[start of Dataset records]
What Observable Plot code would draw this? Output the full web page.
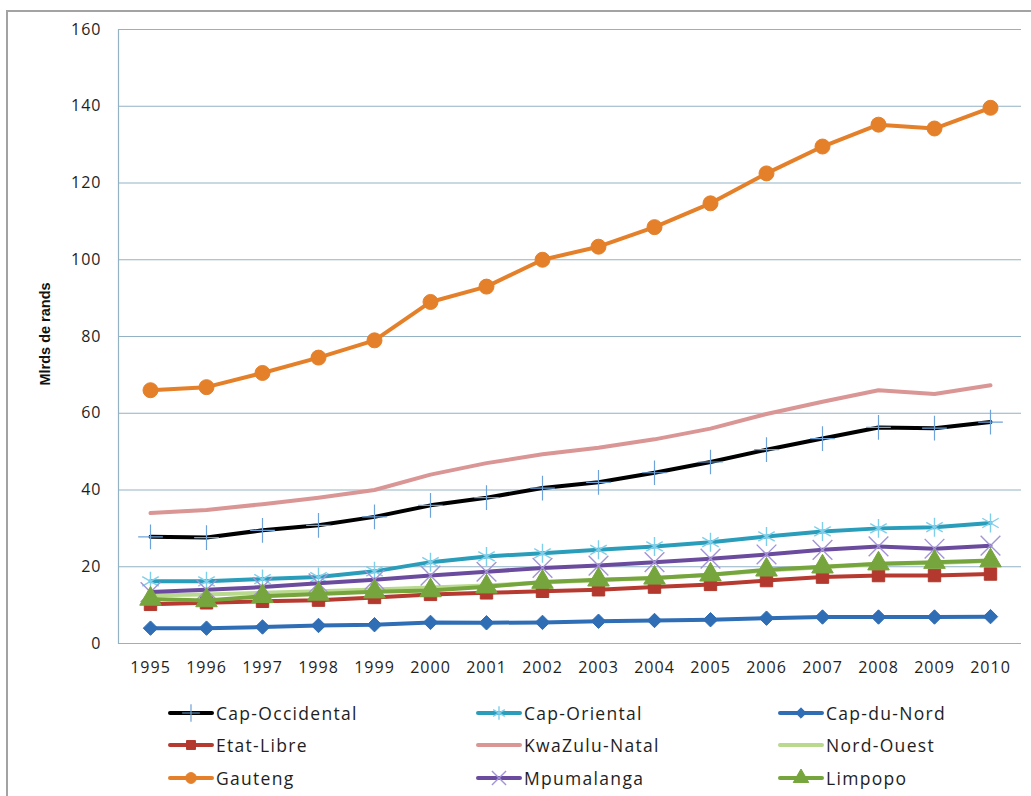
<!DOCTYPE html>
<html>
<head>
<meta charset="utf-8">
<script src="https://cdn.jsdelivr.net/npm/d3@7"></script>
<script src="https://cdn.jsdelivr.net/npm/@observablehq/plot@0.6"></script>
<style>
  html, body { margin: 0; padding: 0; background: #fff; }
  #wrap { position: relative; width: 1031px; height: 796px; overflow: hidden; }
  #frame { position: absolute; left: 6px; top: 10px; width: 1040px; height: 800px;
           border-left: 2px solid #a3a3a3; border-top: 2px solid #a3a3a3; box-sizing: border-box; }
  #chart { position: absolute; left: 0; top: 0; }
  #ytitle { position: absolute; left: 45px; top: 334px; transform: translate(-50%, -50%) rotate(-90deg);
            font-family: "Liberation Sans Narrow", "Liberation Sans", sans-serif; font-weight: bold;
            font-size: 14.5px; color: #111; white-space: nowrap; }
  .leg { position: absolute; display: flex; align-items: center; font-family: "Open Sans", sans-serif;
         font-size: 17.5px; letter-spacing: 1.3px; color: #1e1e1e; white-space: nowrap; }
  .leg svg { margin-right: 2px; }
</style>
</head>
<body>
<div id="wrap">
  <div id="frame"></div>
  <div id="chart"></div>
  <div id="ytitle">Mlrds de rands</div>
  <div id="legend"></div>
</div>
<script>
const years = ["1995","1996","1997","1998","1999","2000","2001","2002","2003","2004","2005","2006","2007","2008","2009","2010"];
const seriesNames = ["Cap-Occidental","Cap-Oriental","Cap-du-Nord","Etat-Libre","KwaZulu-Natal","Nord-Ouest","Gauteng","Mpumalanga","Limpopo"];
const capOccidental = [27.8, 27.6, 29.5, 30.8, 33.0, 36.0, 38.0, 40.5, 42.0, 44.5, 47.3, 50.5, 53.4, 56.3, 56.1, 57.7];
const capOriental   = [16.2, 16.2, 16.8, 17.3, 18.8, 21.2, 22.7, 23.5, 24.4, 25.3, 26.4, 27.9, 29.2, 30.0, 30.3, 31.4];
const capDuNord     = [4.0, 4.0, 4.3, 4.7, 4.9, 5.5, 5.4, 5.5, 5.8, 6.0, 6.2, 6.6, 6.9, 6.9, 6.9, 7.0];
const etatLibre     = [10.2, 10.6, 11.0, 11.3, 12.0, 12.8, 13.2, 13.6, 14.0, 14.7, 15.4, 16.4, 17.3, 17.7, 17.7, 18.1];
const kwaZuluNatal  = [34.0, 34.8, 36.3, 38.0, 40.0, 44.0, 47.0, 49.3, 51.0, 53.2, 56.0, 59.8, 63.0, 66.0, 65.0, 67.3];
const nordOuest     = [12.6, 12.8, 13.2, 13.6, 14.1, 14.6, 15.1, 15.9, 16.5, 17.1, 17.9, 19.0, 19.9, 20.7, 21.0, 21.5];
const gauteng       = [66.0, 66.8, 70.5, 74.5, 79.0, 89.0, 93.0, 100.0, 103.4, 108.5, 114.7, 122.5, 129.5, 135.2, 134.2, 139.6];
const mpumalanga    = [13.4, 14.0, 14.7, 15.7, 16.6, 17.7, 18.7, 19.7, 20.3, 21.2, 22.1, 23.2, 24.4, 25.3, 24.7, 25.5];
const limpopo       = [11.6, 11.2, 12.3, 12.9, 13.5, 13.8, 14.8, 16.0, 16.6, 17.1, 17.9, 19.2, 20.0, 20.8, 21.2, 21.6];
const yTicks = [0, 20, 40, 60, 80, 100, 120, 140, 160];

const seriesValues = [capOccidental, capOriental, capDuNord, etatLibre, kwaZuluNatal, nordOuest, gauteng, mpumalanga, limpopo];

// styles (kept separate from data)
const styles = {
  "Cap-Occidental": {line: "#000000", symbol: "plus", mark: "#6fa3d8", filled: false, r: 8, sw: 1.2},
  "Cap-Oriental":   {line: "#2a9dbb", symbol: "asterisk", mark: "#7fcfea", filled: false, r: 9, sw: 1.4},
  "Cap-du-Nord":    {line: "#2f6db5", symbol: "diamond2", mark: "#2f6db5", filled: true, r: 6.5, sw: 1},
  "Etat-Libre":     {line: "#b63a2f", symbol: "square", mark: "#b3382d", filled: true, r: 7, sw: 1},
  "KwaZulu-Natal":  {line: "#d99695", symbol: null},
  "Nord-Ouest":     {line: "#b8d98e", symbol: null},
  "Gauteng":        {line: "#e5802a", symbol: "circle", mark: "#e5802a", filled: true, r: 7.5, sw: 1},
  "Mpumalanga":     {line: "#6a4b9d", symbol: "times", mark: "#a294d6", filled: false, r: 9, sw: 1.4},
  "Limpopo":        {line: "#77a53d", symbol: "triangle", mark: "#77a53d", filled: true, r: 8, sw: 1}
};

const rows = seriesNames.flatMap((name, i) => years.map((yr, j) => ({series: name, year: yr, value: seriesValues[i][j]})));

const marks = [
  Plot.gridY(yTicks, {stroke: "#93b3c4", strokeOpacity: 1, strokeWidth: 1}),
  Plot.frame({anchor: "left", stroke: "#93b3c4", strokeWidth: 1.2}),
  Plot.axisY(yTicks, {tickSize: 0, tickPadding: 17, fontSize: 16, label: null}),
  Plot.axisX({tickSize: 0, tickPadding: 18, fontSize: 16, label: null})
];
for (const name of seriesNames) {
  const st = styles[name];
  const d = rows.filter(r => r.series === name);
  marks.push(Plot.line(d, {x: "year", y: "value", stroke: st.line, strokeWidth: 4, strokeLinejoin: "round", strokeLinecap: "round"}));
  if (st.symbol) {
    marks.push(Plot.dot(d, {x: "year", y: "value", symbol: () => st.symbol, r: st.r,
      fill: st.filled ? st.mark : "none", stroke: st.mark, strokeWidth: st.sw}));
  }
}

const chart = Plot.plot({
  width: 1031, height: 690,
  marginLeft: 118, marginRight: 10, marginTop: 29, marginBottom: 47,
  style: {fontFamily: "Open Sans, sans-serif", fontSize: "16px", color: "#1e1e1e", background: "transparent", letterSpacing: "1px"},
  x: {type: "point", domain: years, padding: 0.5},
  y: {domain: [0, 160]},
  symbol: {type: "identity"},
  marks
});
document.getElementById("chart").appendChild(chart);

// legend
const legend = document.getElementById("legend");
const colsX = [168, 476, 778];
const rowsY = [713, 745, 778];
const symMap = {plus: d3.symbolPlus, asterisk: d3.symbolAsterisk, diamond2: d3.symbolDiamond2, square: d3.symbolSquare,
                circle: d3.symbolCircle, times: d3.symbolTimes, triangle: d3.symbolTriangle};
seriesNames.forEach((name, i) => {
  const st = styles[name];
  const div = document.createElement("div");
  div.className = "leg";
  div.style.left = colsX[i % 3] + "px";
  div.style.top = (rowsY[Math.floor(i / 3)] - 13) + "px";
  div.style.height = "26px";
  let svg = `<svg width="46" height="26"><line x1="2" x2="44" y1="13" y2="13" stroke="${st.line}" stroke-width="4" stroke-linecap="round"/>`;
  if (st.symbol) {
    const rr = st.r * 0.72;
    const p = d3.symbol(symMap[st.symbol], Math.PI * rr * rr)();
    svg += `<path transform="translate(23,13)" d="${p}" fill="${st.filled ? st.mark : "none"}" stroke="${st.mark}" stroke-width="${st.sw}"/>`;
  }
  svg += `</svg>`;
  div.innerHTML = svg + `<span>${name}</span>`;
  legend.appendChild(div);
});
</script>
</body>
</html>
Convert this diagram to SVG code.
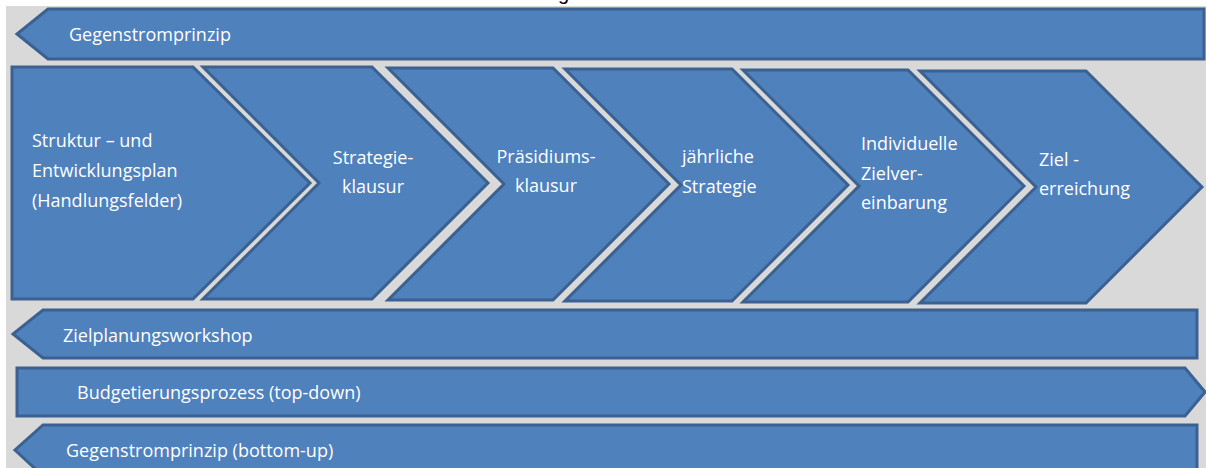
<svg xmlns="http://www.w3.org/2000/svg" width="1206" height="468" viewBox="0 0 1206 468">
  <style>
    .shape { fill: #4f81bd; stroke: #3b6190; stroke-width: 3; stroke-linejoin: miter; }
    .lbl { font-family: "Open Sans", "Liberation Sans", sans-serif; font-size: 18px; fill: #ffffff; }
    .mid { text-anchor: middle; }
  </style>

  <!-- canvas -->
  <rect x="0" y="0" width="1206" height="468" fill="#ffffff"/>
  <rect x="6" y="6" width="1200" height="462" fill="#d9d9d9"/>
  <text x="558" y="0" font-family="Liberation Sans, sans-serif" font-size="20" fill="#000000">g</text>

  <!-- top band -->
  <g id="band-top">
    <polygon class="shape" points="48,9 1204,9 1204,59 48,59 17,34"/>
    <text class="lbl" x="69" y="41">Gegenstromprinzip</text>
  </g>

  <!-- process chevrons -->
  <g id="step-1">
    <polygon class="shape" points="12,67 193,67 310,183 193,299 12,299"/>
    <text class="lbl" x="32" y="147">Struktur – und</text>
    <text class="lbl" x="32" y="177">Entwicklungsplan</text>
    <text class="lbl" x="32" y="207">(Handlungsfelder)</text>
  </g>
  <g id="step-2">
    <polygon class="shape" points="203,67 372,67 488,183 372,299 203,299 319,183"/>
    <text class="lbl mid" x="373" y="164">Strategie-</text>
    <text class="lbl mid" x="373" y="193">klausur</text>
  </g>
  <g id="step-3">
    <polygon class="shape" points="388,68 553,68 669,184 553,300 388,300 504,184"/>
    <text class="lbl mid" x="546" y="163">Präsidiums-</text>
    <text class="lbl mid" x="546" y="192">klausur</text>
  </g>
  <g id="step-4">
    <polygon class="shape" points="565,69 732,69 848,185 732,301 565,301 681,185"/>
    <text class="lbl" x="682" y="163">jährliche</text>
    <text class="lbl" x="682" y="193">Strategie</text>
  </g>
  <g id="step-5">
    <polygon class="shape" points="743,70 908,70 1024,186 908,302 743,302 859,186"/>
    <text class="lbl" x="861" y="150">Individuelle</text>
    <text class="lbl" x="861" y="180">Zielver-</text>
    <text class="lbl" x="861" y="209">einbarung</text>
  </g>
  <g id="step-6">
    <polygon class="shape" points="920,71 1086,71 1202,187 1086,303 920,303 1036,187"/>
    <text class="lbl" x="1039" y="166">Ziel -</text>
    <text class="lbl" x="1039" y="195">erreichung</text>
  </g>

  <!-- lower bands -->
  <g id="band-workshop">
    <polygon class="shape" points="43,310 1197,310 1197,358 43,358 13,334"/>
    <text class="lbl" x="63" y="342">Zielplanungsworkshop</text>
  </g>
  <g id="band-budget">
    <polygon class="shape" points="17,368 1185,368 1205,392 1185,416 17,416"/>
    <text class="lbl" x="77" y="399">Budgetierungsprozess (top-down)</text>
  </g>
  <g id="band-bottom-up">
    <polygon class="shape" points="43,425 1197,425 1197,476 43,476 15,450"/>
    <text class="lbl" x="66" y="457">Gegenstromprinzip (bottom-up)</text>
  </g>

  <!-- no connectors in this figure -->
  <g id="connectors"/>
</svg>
[end of Dataset records]
Each line that has the word "this" should be copied.

▸ Right answer:
What Observable Plot code would draw this? Output the full web page.
Convert this diagram to SVG code.
  <!-- no connectors in this figure -->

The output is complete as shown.